━━━━━ SUPPLIED DATA
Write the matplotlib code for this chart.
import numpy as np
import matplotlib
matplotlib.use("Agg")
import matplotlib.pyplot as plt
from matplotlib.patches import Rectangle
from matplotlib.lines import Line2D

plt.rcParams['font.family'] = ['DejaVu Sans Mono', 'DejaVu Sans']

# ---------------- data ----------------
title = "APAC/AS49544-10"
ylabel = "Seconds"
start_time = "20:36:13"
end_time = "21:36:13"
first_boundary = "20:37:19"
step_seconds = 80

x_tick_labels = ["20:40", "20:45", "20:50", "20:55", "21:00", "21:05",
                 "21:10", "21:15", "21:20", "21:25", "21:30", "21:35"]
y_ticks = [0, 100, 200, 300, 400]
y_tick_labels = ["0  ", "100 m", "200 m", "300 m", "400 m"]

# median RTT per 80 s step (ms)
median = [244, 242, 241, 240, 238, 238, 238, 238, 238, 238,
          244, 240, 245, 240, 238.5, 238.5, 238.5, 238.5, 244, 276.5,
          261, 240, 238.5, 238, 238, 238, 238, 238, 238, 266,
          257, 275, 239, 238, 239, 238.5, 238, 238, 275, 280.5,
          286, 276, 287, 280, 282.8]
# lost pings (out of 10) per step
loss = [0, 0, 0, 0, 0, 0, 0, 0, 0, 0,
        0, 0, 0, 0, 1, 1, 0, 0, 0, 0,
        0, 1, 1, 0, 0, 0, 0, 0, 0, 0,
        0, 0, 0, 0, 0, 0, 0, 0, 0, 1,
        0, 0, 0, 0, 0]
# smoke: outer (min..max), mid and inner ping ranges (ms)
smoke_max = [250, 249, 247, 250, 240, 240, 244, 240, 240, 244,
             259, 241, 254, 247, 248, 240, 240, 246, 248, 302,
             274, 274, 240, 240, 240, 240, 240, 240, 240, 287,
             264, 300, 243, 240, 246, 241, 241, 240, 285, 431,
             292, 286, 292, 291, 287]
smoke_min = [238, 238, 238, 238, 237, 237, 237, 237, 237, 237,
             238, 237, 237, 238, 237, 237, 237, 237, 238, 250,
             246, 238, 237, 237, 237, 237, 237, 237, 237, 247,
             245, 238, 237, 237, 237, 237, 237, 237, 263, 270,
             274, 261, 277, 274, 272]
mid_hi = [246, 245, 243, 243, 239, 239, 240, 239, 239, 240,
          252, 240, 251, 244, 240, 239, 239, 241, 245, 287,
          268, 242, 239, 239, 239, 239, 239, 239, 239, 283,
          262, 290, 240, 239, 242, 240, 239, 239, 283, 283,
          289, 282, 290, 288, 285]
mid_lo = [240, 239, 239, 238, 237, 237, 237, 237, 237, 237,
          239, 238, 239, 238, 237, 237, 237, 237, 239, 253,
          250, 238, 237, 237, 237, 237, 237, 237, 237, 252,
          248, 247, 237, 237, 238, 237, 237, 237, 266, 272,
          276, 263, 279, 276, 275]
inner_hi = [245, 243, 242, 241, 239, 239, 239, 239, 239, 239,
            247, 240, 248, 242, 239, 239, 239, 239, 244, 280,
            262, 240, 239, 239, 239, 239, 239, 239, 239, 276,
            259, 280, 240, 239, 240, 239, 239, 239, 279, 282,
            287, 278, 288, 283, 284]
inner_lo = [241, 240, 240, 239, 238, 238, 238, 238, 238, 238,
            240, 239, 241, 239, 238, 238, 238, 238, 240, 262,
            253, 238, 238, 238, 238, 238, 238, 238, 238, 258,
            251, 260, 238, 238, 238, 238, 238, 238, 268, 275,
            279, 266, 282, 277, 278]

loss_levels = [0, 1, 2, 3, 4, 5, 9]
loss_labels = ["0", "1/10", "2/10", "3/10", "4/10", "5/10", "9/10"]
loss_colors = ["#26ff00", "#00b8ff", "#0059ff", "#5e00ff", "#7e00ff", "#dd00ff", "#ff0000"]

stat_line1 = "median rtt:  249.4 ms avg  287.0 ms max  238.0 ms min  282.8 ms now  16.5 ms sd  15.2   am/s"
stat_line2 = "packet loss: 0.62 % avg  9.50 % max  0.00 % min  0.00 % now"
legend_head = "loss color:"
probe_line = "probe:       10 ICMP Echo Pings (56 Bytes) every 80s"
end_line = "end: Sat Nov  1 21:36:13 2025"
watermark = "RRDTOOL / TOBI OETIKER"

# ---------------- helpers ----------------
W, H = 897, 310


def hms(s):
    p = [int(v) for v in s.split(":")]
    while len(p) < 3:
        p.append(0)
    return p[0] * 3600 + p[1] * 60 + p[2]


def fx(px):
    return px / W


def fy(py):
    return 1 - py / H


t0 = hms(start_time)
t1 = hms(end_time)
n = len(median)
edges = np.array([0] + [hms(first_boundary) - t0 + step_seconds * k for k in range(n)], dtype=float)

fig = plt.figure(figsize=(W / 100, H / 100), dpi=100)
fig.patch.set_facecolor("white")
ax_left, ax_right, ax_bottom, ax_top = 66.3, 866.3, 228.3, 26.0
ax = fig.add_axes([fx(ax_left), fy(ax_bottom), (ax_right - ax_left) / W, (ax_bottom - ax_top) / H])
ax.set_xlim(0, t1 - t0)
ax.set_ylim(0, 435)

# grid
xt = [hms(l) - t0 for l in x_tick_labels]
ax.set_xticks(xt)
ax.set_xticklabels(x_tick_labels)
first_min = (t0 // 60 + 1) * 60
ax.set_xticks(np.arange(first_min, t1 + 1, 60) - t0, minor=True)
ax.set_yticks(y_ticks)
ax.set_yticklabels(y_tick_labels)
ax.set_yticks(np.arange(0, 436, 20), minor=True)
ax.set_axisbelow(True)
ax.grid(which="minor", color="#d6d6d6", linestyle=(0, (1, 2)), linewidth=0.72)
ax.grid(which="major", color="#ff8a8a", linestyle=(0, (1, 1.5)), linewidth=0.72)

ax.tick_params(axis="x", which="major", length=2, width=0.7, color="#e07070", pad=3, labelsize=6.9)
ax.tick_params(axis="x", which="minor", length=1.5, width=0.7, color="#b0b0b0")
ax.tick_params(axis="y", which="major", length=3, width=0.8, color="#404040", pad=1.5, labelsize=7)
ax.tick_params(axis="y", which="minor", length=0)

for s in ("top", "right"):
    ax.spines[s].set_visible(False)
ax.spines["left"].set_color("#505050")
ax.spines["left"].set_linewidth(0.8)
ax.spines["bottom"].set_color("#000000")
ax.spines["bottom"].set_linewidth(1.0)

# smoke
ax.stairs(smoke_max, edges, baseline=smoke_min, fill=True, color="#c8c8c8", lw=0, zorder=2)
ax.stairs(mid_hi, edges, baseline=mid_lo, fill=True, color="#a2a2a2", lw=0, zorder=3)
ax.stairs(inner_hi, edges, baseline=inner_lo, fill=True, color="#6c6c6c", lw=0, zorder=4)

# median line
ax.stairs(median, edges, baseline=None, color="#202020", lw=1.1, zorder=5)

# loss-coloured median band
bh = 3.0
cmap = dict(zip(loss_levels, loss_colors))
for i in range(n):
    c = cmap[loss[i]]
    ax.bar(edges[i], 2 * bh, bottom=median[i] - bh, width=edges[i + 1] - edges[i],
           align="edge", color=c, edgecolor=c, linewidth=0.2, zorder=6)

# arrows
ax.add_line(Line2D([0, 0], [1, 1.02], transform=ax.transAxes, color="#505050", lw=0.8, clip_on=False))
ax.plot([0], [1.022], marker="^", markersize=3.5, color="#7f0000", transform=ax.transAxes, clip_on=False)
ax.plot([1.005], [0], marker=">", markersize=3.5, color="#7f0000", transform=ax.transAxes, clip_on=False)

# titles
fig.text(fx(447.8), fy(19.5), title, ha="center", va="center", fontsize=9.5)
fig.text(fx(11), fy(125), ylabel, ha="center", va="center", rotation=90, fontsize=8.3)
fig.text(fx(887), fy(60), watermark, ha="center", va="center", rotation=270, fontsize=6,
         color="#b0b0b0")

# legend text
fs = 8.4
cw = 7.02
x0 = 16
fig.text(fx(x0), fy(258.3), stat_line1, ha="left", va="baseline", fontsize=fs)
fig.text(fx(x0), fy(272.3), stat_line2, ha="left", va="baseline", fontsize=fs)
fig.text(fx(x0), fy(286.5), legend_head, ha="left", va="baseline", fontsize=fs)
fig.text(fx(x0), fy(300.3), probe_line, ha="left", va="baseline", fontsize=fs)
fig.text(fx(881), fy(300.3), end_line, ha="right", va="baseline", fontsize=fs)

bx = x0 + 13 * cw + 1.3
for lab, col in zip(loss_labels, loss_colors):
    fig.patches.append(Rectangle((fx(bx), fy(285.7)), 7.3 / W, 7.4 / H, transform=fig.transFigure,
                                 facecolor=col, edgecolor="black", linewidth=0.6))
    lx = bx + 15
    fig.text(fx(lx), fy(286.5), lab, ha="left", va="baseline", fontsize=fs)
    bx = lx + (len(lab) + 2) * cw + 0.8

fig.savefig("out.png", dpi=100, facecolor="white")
━━━━━━━━━━
Please repeat word for word the lines above that run from the beginning through the line containing "plt.rcParams['font.family'] = ['DejaVu", keeping both the first and that last line.

Write the matplotlib code for this chart.
import numpy as np
import matplotlib
matplotlib.use("Agg")
import matplotlib.pyplot as plt
from matplotlib.patches import Rectangle
from matplotlib.lines import Line2D

plt.rcParams['font.family'] = ['DejaVu Sans Mono', 'DejaVu Sans']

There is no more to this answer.